Report: Green Field Remains for European Cross-Border E-Commerce
Sept. 24, 2015
While cross-border e-commerce in Europe is growing, there are still issues to address that would open that market even more, according to the results of the 2015 Consumer Scoreboard, an annual report from the European Commission focused on the EU retail market from a consumer perspective. This year, the scoreboard took a closer look at efforts to create a Digital Single Market in Europe, which was announced in the spring . The report found 61 percent of consumers feel confident buying from a site based in their own country while only 38 percent feel that way about making a purchase from one based in another EU country. Despite previous efforts, EC officials said, there are still issues faced by consumers that, if addressed, could ignite cross-border e-commerce in Europe.

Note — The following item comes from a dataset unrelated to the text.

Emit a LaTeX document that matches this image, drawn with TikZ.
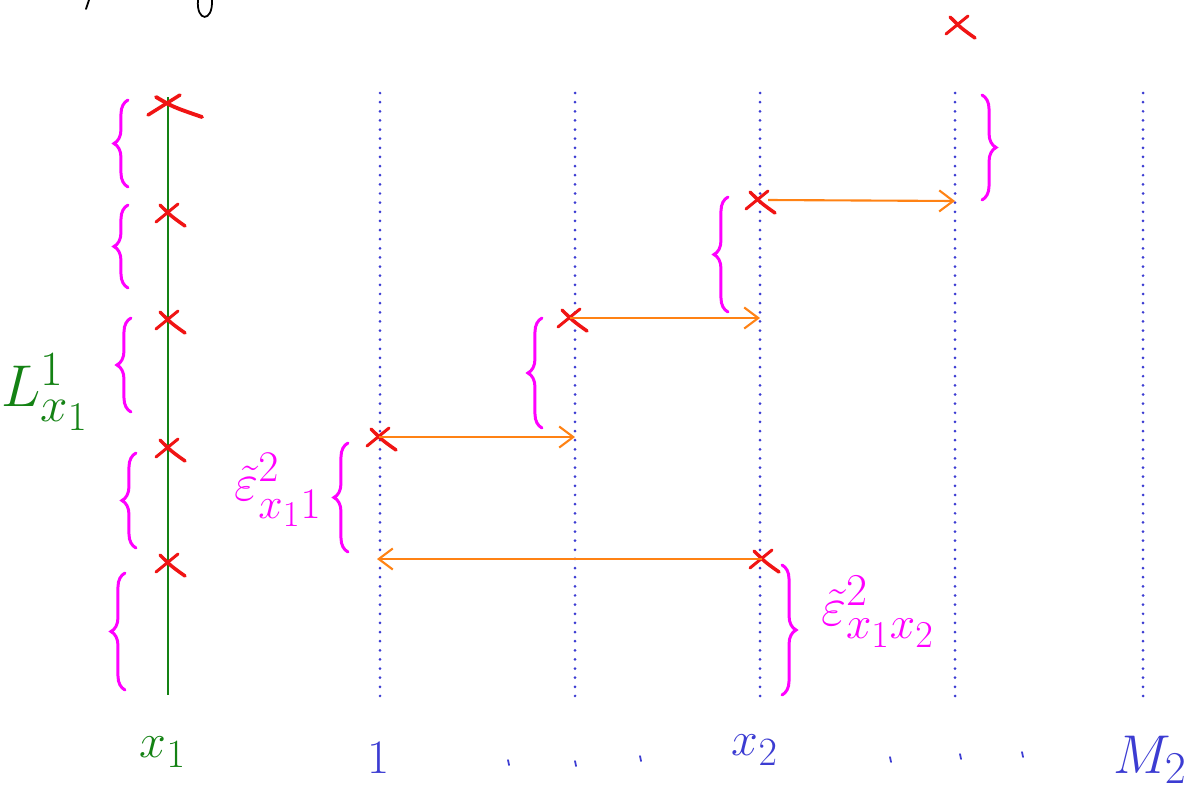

“The 2015 Consumer Scoreboard confirms that consumers do not yet fully trust cross-border e-commerce,” said Věra Jourová, commissioner for Justice, Consumers and Gender Equality. “One of the priorities of the Juncker Commission is to complete the Digital Single Market and unleash its full potential. This is why we have to lift the remaining barriers to cross-border e-commerce. By the end of the year, the Commission will propose new rules offering better access for consumers and businesses to digital goods and services across Europe.”
The report said delivery, product conformity and price discrimination based on a consumer’s country of residence generate the most complaints about cross-border e-commerce received by the European Consumer Centres, a clearinghouse set up in member states specifically to provide information and assistance to consumers on cross-border e-commerce.
Nearly 60 percent of EU retailers are not yet selling online, the Consumer Scoreboard found. Of those that are participating in e-commerce, 37 percent sell only domestic, 14 percent sell in non-EU countries and 12 percent sell in other EU countries.